From the Print

Columbus performer and educator Eric “The Fish” Paton has been teaching Antioch School students the art of Japanese taiko drumming during an arts residency that ends this Friday, with a performance at the school. He’s shown here with students from the school’s Younger Group, including, in the foreground, Kai Maruyama, left, and Zenya Miyazaki, center. The residency was funded by the school’s Emily Baily Fund. (Diane Chiddister)

Antioch School kids feel the beat

Kids love drums. Performer and educator Eric “The Fish” Paton thinks he knows why.

“There’s this sense of personal expression that’s possible,” Paton said in a recent interview, comparing introducing drums to a group of children with introducing oboes, a process that would take considerably longer. “Everyone can find their voice quickly.”

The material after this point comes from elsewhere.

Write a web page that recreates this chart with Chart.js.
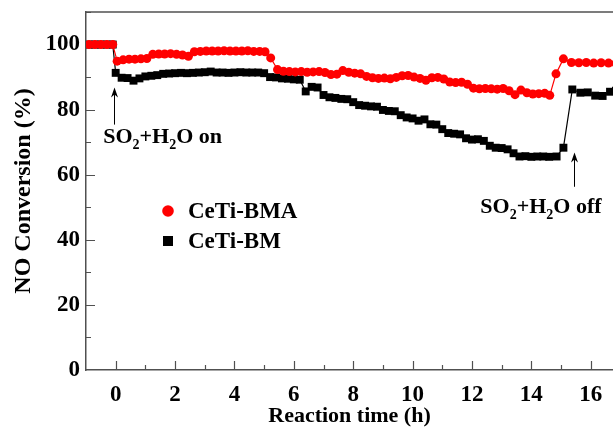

Paton should know. As an artist with the Greater Columbus Arts Council Artists in Schools program, he’s conducted more than a thousand workshops that bring kids and drums together. For the past several weeks, he’s been doing so during an arts residency at the Antioch School, with a focus on the Japanese art of taiko drumming. The residency, which is funded by the school’s Emily Bailey Fund, ends this Friday, when children will perform for the school community.

As the children practiced for their performance last Friday, the school’s art/science room exploded with sound and energy.

“I call, you answer,” Paton called out at the beginning of each new piece to a group of Younger Group students, who were standing beside drums nearly as big as they were. “Have your sticks poised and ready.”

Wearing a kimono over his clothes, Paton then drummed out a rhythm, the children responded, and back and forth it went, each round growing more robust than the last. He began each piece with Japanese chanting, which he taught to the children, and ended it with a low bow, after which the children bowed, too.

Taiko drumming is much more than just making noise, Paton said. Learning the ritual is also learning about Japanese culture, and while he drums, Paton explains the importance of his warrior-like stance, and why it matters how he moves when he’s away from his drums. And like much of Japanese culture, taiko drumming is also about functioning as a group, Paton said.

“When we play as a group, it generates a sense of community,” he said.

During a break, Paton asked the children if they had questions about Japan, where he spent his growing-up years. While they didn’t have questions at that moment, several were pleased to announce their own Japanese credentials.

“I’m one-fourth Japanese,” Kai Maruyama said.

“I’m one-half Japanese, I think,” Zenya Miyazaki said.

The Antioch School is much more culturally diverse than most schools he visits, Paton said later.

“I see a student body that brings more cultural backgrounds to the table. The children are very open about sharing their backgrounds,” he said.

Past students have told him that taiko drumming creates an elevated mood, releases anger and helps them achieve a sense of being transported.

While the Antioch School children didn’t describe their experience in such sophisticated language, they were unanimous in their enthusiasm for the art.

“I like it because my whole body vibrates,” Eliana Ling said.

“He’s my favorite artist in residence,” said Carter Griffin.

Amelie Maruyama loved the sound of the wooden sticks on the sides of the drums, and Selah Griffin liked “how we all got to wear Japanese coats.”

“I like the noise and the rhythm,” said Lida Boutis.

The praise was reciprocal. Paton, a longtime percussionist in the Columbus arts scene, was also pleased to return to the Antioch School, where he last gave a residency in 2001.

“It’s nice to come back to a school that has a family atmosphere,” he said. “Part of that’s due to the size and part to the way students and teachers interact, with lots of trust and respect. It’s a special place.”